When we were fantasizing about what AWS might do with Graviton5’s main memory, we had hoped it would push up to 16 controllers on the socket, which would have delivered 819.2 GB/sec at 6.4 GHz. Instead, AWS is pushing up memory speeds, and the Graviton5 will support DDR5-8400 memory running at 8.4 GHz, and that will deliver 806.4 GB/sec in a single socket, which is 75 percent of the aggregate 1,075.2 GB/sec of a dual-chip Graviton4 setup.
Brown did not speak about the Graviton5 core at all, but we have since confirmed that the core is based on the Poseidon Neoverse V3 core, which implements the Arm-V9.2-A enhancements. Because of Brown saying that the Graviton5 core delivered 25 percent more oomph than the Graviton4 core, we presumed it was a massively geared down 192-core chip with a mere 1.75 GHz clock speed. But, as it turns out, AWS was talking about a two-socket Graviton4 machine compared to a one-socket Graviton5 machine, and it is now clear that the NUMA Graviton4 implementation was a stopgap maneuver until Graviton5 chip could come into the market.
The Poseidon V3 core allows 2 MB or 3 MB of L2 cache per core, and we opted for the fatter one in our table; it turns out to be 2 MB in actuality. We think the L1 instruction and data caches will stay at 64 KB each inside each core.
Here is how the six different Graviton chips stack up on the feeds and speeds:
When we do our estimating, we think the Graviton5 complex has around 132 billion transistors and burns about 180 watts running at our original and hypothetical 1.75 GHz and around 650 watts running at what we presume is its actual speed of 3.1 GHz.

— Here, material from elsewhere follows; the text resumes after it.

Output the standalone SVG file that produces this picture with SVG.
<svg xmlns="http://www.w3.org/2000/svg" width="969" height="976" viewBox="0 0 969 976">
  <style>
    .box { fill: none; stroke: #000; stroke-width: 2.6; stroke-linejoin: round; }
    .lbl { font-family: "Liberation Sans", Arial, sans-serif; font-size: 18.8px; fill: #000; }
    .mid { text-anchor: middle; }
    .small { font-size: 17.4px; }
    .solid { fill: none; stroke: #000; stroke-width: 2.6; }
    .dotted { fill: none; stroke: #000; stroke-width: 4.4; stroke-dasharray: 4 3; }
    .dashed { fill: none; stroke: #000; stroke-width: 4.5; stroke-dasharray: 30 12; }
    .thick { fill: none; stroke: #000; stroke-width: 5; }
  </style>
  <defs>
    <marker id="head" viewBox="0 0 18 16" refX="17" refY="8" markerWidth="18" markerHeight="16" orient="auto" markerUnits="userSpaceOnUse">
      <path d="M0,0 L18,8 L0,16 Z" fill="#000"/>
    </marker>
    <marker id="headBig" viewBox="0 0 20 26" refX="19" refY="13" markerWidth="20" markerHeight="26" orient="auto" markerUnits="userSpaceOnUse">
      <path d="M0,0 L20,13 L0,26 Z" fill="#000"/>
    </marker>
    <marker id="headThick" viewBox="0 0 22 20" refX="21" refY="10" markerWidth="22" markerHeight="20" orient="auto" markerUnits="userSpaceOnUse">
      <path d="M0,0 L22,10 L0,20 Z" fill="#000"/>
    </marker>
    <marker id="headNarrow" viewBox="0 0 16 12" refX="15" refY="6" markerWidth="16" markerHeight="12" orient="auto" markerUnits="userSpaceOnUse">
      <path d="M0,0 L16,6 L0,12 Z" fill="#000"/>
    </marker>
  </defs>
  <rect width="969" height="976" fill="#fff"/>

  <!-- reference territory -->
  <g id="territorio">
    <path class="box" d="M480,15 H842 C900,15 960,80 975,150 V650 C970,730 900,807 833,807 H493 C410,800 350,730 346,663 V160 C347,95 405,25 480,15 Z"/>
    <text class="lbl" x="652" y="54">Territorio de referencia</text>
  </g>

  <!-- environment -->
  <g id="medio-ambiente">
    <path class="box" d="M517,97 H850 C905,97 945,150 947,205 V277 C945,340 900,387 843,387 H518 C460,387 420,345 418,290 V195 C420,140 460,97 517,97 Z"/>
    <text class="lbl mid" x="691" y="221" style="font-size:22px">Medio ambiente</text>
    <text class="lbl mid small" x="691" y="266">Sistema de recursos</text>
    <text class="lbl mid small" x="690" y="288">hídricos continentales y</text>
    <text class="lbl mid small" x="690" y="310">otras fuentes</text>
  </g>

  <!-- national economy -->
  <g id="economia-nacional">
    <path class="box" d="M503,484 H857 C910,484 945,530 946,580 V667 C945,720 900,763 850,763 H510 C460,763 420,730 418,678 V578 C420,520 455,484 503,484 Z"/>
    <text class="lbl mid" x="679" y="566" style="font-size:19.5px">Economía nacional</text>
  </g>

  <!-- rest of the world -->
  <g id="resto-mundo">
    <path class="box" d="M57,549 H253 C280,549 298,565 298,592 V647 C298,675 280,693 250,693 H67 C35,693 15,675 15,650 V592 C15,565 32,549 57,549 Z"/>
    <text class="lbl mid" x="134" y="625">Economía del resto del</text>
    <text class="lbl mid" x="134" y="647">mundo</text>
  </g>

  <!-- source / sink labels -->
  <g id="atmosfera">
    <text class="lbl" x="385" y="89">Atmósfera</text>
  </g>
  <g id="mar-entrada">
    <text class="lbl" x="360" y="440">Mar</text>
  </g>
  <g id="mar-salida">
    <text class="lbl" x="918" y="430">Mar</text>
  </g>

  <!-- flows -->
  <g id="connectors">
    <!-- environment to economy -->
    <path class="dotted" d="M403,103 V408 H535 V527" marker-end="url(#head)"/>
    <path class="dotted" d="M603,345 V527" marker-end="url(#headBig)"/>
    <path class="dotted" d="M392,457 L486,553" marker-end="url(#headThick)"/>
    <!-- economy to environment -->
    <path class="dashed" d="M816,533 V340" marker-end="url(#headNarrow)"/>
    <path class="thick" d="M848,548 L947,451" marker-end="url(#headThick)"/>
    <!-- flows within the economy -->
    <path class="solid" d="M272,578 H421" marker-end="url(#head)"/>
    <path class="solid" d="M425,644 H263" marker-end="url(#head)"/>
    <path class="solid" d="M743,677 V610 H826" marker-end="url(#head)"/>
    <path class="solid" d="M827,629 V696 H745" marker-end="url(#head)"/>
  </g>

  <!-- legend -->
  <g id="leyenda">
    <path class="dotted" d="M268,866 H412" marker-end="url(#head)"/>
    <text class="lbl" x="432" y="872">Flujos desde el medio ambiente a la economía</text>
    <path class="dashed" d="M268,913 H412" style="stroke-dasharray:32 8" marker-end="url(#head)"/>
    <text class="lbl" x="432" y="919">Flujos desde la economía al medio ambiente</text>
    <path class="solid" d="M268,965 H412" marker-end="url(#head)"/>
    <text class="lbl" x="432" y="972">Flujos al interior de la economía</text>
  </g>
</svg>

We envision that Graviton5 does not just have PCI-Express 6.0 controllers, but also has variations that will have NVLink Fusion and UALink ports as well to directly link into GPU and XPU compute engines to share memory.
Brown said that M9g instances using Graviton5 and aimed at general purpose workloads are in preview now. C9g instances aimed at compute-intensive jobs and R9g instances aimed at memory intensive jobs are expected to be unveiled in 2026.